■ **Task prompt**:
Using the data below, copy each line that includes the word "this".

■ **Provided entries**:
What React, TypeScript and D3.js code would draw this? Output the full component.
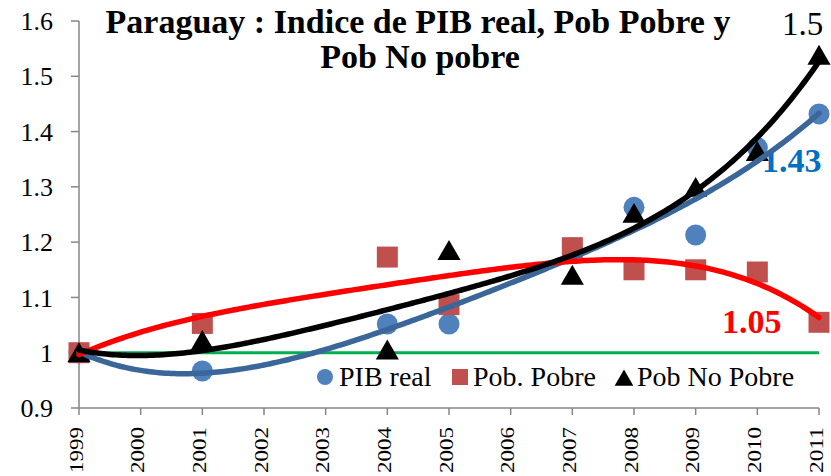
==
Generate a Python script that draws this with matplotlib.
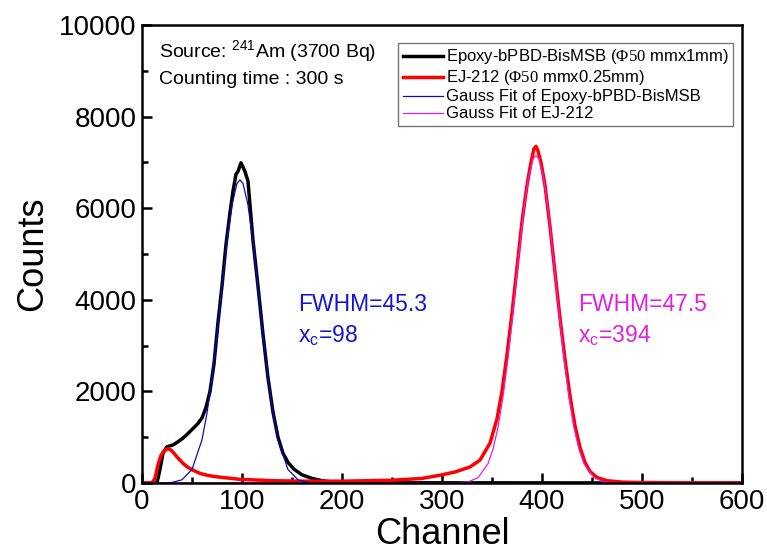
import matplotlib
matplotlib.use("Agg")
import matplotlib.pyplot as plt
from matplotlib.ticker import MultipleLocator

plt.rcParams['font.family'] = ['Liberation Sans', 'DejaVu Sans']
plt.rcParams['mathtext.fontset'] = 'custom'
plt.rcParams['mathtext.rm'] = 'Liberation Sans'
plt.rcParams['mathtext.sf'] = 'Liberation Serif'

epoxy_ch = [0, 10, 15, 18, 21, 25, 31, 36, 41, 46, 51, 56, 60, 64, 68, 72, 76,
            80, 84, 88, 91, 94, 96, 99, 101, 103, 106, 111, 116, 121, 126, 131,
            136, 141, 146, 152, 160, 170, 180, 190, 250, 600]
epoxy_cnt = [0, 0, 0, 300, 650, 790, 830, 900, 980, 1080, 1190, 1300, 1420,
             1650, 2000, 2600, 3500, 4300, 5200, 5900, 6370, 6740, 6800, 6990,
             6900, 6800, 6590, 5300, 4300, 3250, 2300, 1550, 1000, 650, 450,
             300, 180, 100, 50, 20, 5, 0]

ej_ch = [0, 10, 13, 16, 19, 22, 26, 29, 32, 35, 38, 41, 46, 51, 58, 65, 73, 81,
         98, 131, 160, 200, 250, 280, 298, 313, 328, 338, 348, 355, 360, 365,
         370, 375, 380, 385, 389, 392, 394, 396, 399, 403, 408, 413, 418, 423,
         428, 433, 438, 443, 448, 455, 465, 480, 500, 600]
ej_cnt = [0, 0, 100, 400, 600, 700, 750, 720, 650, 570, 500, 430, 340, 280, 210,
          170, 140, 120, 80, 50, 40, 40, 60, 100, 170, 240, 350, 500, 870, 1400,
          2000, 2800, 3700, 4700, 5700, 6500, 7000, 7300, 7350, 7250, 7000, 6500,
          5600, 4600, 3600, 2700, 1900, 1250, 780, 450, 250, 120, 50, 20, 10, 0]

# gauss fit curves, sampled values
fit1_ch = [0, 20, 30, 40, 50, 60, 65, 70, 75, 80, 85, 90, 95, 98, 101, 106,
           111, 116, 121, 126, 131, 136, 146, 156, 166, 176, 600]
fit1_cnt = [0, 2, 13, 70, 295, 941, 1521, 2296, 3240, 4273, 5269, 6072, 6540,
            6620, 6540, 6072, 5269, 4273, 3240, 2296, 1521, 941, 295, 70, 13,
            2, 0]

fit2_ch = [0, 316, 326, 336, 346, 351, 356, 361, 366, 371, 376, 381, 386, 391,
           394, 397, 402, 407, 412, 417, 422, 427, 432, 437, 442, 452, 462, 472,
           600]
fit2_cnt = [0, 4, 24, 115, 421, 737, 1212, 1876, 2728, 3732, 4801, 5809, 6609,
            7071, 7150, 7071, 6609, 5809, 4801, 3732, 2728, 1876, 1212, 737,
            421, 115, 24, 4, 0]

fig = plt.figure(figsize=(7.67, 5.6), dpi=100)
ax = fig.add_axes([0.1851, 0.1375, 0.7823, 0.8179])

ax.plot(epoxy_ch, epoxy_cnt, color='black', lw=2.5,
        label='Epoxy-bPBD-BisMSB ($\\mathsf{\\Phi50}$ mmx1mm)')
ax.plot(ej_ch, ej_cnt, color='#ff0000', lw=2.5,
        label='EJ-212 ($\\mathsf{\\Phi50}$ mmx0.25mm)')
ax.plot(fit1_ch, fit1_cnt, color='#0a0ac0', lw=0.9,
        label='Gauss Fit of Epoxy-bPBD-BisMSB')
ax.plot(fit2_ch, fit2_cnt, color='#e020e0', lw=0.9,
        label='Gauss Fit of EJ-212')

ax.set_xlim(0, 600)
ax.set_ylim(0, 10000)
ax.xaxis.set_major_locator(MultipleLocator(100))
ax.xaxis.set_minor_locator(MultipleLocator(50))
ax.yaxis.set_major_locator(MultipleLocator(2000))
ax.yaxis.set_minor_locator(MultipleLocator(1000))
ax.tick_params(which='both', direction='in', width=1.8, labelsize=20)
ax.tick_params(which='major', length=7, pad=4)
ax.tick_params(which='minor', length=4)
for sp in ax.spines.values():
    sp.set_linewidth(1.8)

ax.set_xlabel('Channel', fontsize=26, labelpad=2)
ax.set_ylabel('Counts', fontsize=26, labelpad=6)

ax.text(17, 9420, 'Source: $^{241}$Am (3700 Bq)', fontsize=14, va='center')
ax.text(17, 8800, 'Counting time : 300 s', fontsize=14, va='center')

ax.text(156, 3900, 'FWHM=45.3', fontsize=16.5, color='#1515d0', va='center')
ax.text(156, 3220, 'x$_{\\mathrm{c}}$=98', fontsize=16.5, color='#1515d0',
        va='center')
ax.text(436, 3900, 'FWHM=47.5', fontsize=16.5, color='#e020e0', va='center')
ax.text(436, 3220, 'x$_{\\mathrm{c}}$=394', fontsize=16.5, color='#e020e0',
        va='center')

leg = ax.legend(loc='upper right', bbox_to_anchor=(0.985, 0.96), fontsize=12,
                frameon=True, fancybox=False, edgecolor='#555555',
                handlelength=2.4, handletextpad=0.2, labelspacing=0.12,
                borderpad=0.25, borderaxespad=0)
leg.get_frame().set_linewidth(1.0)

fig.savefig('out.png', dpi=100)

■ **Reply**:
What React, TypeScript and D3.js code would draw this? Output the full component.
Generate a Python script that draws this with matplotlib.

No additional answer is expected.